DATA EXTRACT ::
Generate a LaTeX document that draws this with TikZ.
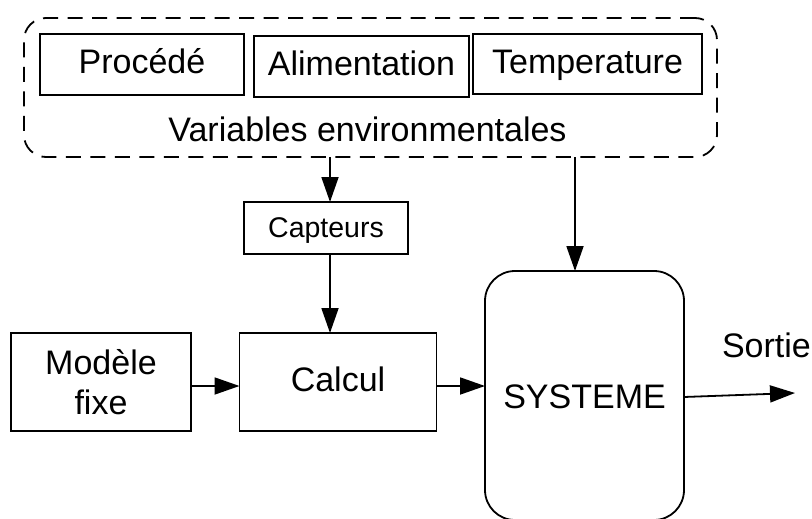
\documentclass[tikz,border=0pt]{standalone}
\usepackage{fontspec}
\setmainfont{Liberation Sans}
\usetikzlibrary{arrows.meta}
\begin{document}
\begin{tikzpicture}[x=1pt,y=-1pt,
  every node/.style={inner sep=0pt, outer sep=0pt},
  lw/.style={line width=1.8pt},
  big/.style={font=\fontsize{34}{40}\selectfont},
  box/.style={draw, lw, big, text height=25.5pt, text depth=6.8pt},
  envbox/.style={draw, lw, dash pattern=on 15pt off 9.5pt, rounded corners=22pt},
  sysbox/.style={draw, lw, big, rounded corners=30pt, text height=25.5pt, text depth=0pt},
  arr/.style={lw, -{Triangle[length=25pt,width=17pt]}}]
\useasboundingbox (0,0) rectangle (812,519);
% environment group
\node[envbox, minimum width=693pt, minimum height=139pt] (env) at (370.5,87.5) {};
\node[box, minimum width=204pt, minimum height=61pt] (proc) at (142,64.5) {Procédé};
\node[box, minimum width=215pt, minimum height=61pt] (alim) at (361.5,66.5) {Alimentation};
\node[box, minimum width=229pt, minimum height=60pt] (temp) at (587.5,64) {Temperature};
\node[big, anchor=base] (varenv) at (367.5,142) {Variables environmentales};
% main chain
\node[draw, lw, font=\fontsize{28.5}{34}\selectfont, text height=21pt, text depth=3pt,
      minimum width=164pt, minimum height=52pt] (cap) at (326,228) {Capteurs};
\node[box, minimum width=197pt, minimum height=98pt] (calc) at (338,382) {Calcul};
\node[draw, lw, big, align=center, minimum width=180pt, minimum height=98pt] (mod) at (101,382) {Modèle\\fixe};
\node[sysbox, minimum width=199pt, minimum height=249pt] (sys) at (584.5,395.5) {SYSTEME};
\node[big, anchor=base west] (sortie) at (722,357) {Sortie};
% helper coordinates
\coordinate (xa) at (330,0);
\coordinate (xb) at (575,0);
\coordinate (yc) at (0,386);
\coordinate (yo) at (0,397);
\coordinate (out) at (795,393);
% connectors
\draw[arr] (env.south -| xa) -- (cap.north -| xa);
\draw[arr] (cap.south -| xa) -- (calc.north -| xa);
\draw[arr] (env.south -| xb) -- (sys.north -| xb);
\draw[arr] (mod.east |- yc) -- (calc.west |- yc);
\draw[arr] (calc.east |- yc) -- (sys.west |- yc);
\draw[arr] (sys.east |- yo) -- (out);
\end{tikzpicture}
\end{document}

EXERCISE INSTRUCTIONS :: Restate the data above word for word. Skip every picture.

ANSWER TO THIS PROBLEM ::
Generate a LaTeX document that draws this with TikZ.
\documentclass[tikz,border=0pt]{standalone}
\usepackage{fontspec}
\setmainfont{Liberation Sans}
\usetikzlibrary{arrows.meta}
\begin{document}
\begin{tikzpicture}[x=1pt,y=-1pt,
  every node/.style={inner sep=0pt, outer sep=0pt},
  lw/.style={line width=1.8pt},
  big/.style={font=\fontsize{34}{40}\selectfont},
  box/.style={draw, lw, big, text height=25.5pt, text depth=6.8pt},
  envbox/.style={draw, lw, dash pattern=on 15pt off 9.5pt, rounded corners=22pt},
  sysbox/.style={draw, lw, big, rounded corners=30pt, text height=25.5pt, text depth=0pt},
  arr/.style={lw, -{Triangle[length=25pt,width=17pt]}}]
\useasboundingbox (0,0) rectangle (812,519);
% environment group
\node[envbox, minimum width=693pt, minimum height=139pt] (env) at (370.5,87.5) {};
\node[box, minimum width=204pt, minimum height=61pt] (proc) at (142,64.5) {Procédé};
\node[box, minimum width=215pt, minimum height=61pt] (alim) at (361.5,66.5) {Alimentation};
\node[box, minimum width=229pt, minimum height=60pt] (temp) at (587.5,64) {Temperature};
\node[big, anchor=base] (varenv) at (367.5,142) {Variables environmentales};
% main chain
\node[draw, lw, font=\fontsize{28.5}{34}\selectfont, text height=21pt, text depth=3pt,
      minimum width=164pt, minimum height=52pt] (cap) at (326,228) {Capteurs};
\node[box, minimum width=197pt, minimum height=98pt] (calc) at (338,382) {Calcul};
\node[draw, lw, big, align=center, minimum width=180pt, minimum height=98pt] (mod) at (101,382) {Modèle\\fixe};
\node[sysbox, minimum width=199pt, minimum height=249pt] (sys) at (584.5,395.5) {SYSTEME};
\node[big, anchor=base west] (sortie) at (722,357) {Sortie};
% helper coordinates
\coordinate (xa) at (330,0);
\coordinate (xb) at (575,0);
\coordinate (yc) at (0,386);
\coordinate (yo) at (0,397);
\coordinate (out) at (795,393);
% connectors
\draw[arr] (env.south -| xa) -- (cap.north -| xa);
\draw[arr] (cap.south -| xa) -- (calc.north -| xa);
\draw[arr] (env.south -| xb) -- (sys.north -| xb);
\draw[arr] (mod.east |- yc) -- (calc.west |- yc);
\draw[arr] (calc.east |- yc) -- (sys.west |- yc);
\draw[arr] (sys.east |- yo) -- (out);
\end{tikzpicture}
\end{document}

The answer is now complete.